Cemeteries and movies are a natural pairing. Where would any of these been without their cemetery scenes? The Godfather, The Royal Tenenbaums, The Good, the Bad and the Ugly (final 3-way gunfight!), Easy Rider, Rocky, Midnight in the Garden of Good and Evil, Saving Private Ryan, countless horror/slasher/vampire flicks, and—of course—Pet Sematary.
Cemeteries to me are what art galleries, bars and bird-watching trails are to others. I’m drawn to them, have been since I can remember. I’ve spent hours in cemeteries in every continent, save Antartica (not known for its graveyards). Christian, Moslem, Jewish, Buddhist, Hindu. Large, small. Horizontal and vertical (as in, cliff faces). Kempt and unkempt. (Louisa and I had a favorite outside Pescadero that we would visit on our cycle excursions from Palo Alto—it was as wild and wooly as they came, until someone decided the dear departed deserved tidiness, and cut down every last scrap of vegetation.) We can’t pass a graveyard without stopping, wandering through rows of stones beset by crosses and crescent moons and Stars of David. We read the names, dates, homilies. Stare at the photographs (a common feature on gravestones in many countries). I to imagine myself dead, wanting to give some urgency and tang to my life.

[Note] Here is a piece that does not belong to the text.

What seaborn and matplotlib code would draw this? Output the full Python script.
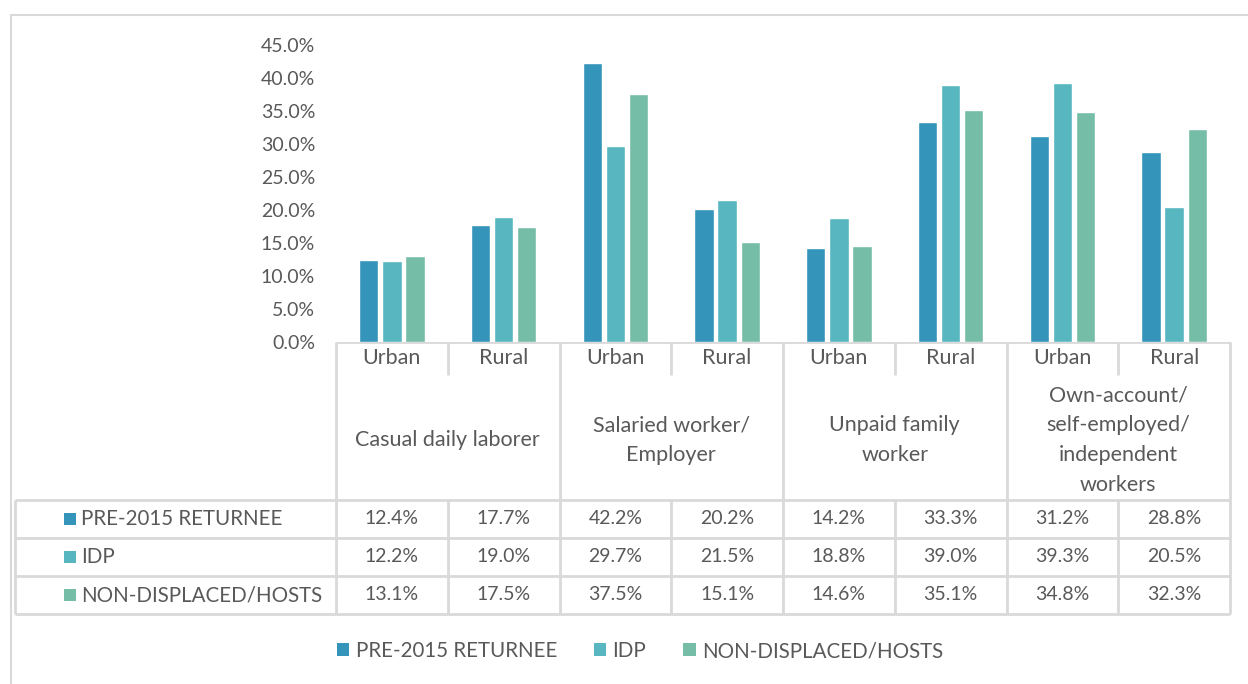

Walking into a cemetery, the thought usually comes, “There are just so many dead people!” Have you heard the one about there being more people now alive than have ever died? Don’t believe it. The Population Reference Bureau, which keeps tabs on present-day populations and does its best to estimate past populations, reckons that about 107 billion people have ever lived. Meaning that there are (were?) about 15 dead people for everyone now living.
I’ll include some photos here, including: For poignancy, the cemetery in Vietnam close to the 17th parallel, the dividing line between the old North and South Vietnam, where the victims of this country’s futile attempts to cut off the Ho Chi Minh Trail are memorialized by over ten thousand stones laid out in five huge petals, as a flower. For remoteness, check the monks’ tiny graveyard on Skellig Michael, the rocky island ten miles off the coast of Ireland which recently did duty as Ahch-To (whence Luke Skywalker had holed up in the most recent pair of Star Wars movies). For endurance, here are 2500-year-old stone sarcophagi along the “Lycian Way” in southwest Turkey. For economy, the Jewish cemetery in Prague, where bodies have been lain one on top of one another for centuries due to space limitations, and even then the stones are practically touching. And for sheer exuberance, Mexican cemeteries, some with little houses (complete with electric light), others with birthday balloons, ribbons and fresh cut flowers testifying to the belief that the dead are still around, to be honored and celebrated even more than when they lived. Especially, of course, on Day of the Dead.
I’ll never end up in a cemetery—I’m signed up with Gunther von Hagens’ Institute of Plastination; if all goes well, my flensed and artificially colored body (or some parts thereof) will help inform future medical students. Until then, the cemeteries of the world are on my bucket list, the places where, ironically, I feel most alive.